12 december 2022

Brief aan de Europese- en landelijke CDA-fracties over Rotterdam The Haque Airport

Aanleiding

Enkele weken geleden is het zogenaamde Eind Product Participatietraject (EPP) van vliegveld Rotterdam The Hague Airport (RTHA) gepubliceerd. Dit EPP is de onderlegger voor een nieuw aan te vragen luchthavenbesluit. De volgende stap is een Nota Reikwijdte en Detailniveau (NRD) en, op basis hiervan, een Milieueffectrapportage (MER). Dat hele pakket moet, met zienswijzen van belanghebbenden (zoals de gemeenten in de buurt van RTHA) naar de minister met de vraag een nieuw luchthavenbesluit te nemen.

De CDA-afdelingen Zuidplas, Lansingerland, Schiedam en Rotterdam alsmede de provinciale afdeling in Zuid-Holland hebben grote zorgen over de ontwikkeling van RTHA en het nieuw aan te vragen luchthavenbesluit. Wij wenden ons nu tot de Tweede Kamer, maar hiernaast ook tot het Europees Parlement, met onze zorgen.

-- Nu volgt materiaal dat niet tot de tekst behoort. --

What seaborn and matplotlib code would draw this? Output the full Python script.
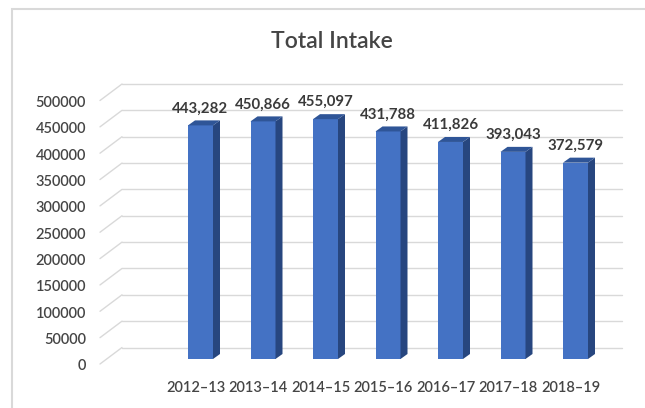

RTHA en de andere luchthavens in Nederland

RTHA ligt hemelsbreed minder dan 60km van Schiphol. Dit zorgt voor veel vliegbewegingen op een klein stukje land. Er is hierdoor veel interferentie van het luchtverkeer, waardoor de vliegtuigen van RTHA (die veelal kleiner zijn dan die van Schiphol) langer laag moeten vliegen en vaker afwijken van de afgesproken vliegroute. Deze ontwikkeling zorgt voor een steeds groter gebied dat met forse overlast te kampen heeft.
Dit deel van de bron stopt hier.